Why did Ford agree to alter its grant language? Berresford is reticent on the subject, as is one Ford trustee who met with Nadler. But one reason behind Ford's action may have been its desire to prevent additional government regulation of the foundation sector. In May 2003, five months before the JTA series, the sector--in which Berresford is very much a leader--was jolted by legislation proposed by Roy Blunt and Harold Ford Jr. that was designed to stimulate charitable giving. Federal law now requires foundations to pay out 5 percent of their assets annually, and the legislation would have required that the mandatory minimum payout exclude administrative costs such as rent and salaries--a provision that could have forced foundations to spend more money. The Ford Foundation (and the Council on Foundations, which represents 2,000 grant-makers) strenuously opposed the provision. Indeed, the foundation was involved in the sector's decision to hire Bill Paxon, the former Republican Congressman, currently a lobbyist for Akin, Gump, Strauss, Hauer & Feld, to represent its interests before Congress.
Some foundation experts insist that the foundation overreacted to what it saw as a higher payout requirement. According to Pablo Eisenberg, who advocates higher foundation payout rates, "Susan Berresford, whose Eleventh Commandment is 'Thou Shalt Not Increase the Payout,'" privately argued that "this was an attack by the right wing to do away with liberal foundations like the Ford Foundation, which is total nonsense."

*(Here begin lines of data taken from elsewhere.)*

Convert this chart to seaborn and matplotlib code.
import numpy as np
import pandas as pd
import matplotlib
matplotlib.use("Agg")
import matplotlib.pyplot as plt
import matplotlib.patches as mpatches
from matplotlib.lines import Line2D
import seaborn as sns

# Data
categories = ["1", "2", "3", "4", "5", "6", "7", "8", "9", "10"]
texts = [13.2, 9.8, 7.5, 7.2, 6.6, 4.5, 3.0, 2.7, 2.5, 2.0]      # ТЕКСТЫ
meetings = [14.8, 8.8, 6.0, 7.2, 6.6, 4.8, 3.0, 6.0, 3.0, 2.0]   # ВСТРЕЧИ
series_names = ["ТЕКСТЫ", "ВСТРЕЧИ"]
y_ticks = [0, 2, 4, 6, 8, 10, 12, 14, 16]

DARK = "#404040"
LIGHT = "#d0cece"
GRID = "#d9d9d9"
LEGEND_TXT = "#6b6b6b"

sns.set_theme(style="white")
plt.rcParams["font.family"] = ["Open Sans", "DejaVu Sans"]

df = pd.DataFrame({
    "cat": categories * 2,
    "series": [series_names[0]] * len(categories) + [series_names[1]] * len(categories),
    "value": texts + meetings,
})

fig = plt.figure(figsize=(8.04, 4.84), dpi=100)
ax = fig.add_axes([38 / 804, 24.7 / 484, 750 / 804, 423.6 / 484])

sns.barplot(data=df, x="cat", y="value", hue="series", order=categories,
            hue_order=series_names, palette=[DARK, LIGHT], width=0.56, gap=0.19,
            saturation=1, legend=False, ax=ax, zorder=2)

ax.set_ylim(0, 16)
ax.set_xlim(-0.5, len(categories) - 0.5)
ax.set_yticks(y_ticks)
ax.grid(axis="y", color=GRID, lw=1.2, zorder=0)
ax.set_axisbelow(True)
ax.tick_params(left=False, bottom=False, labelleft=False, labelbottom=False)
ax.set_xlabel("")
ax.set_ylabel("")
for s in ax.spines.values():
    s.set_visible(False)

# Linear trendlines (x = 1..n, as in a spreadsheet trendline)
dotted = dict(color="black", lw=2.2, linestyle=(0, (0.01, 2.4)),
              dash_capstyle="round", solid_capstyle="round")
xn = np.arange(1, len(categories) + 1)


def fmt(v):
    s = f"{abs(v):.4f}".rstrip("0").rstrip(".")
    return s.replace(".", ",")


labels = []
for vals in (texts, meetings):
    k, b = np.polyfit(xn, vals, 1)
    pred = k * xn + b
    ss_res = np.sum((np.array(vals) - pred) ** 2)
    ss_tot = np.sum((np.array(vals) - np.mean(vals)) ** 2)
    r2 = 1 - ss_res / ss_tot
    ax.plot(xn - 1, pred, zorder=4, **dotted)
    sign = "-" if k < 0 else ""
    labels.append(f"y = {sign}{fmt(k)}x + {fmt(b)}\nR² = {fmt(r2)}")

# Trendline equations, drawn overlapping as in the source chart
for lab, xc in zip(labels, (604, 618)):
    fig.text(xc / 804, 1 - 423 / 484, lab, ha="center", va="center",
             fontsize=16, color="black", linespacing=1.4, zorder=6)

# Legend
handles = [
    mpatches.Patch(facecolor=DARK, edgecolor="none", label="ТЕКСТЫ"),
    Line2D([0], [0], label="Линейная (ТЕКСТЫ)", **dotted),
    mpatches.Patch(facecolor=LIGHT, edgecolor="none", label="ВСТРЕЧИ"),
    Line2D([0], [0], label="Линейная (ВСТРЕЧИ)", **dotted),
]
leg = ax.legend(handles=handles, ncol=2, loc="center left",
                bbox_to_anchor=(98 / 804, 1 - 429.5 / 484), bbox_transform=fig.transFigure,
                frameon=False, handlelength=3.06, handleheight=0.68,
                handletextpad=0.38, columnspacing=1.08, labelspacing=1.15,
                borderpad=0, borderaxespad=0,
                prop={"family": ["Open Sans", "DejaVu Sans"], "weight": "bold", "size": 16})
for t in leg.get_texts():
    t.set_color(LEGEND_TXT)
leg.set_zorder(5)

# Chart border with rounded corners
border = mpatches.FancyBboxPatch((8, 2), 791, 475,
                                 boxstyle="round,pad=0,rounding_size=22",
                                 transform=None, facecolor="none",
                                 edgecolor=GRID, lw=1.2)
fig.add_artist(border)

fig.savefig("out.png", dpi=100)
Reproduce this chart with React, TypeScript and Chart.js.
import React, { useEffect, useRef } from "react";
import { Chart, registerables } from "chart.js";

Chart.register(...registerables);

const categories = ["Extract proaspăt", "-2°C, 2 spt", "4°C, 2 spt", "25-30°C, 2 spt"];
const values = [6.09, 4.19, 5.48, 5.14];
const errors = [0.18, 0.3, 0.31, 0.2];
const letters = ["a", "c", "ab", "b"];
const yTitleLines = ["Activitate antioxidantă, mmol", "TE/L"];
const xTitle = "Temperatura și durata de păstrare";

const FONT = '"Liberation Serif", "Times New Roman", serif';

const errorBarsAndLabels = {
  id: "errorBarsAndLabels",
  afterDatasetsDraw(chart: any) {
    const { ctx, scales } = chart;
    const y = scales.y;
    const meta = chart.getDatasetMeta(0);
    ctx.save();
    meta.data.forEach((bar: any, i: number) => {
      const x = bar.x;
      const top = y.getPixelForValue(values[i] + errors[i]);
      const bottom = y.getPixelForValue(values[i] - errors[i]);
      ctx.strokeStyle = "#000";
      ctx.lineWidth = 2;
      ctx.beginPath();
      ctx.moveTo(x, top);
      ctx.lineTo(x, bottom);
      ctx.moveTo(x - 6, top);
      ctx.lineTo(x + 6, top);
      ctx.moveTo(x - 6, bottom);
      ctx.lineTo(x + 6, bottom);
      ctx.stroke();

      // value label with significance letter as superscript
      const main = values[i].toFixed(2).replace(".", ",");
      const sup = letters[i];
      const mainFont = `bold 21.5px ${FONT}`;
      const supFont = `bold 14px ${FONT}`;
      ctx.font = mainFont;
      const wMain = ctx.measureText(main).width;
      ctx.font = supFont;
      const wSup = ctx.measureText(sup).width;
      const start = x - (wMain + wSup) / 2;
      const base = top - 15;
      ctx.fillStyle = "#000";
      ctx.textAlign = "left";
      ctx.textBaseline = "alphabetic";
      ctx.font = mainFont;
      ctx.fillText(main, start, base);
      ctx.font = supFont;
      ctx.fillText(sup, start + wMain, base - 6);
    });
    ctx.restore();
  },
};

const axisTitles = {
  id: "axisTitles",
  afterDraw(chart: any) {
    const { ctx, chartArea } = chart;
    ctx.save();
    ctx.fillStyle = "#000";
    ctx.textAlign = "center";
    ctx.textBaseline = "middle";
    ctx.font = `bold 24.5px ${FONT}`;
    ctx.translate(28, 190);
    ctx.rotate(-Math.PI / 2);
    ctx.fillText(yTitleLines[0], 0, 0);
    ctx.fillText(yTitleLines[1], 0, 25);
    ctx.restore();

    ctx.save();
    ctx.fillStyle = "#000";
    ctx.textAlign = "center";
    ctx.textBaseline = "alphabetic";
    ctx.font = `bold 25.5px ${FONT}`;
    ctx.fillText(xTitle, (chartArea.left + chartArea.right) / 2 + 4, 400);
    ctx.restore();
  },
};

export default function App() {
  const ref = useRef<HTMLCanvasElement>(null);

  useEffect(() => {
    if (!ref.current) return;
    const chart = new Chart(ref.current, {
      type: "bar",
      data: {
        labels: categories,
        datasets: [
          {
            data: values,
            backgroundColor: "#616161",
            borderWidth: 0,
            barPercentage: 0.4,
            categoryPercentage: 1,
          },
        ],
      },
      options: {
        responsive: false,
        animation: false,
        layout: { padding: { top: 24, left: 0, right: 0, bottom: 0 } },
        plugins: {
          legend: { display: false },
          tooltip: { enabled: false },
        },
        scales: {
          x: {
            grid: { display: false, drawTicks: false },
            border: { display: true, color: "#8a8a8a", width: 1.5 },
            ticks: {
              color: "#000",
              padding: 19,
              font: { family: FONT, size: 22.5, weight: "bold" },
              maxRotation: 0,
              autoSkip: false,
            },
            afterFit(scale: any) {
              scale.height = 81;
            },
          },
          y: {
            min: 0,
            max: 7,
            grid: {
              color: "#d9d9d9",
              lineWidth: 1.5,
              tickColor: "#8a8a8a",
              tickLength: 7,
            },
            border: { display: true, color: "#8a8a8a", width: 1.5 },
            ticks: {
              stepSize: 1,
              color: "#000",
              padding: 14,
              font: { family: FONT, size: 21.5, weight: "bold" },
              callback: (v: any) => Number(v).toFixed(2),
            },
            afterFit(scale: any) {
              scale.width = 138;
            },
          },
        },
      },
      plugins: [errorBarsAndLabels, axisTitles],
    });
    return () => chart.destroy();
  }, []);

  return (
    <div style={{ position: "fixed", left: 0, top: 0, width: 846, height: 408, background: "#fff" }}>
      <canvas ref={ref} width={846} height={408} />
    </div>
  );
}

The Congressional effort to exclude administrative costs was eventually beaten back by the foundations, but suspicion toward the sector lingered in the minds of some in Congress. And then Black's series appeared in the JTA. People close to Berresford say that, faced with massive pressure from Nadler, Jewish organizations and newspapers like the New York Sun, she recalled the events of 1969 and the political price the entire sector could, once again, pay if Black's series reignited the campaign for a higher payout or other regulatory measures.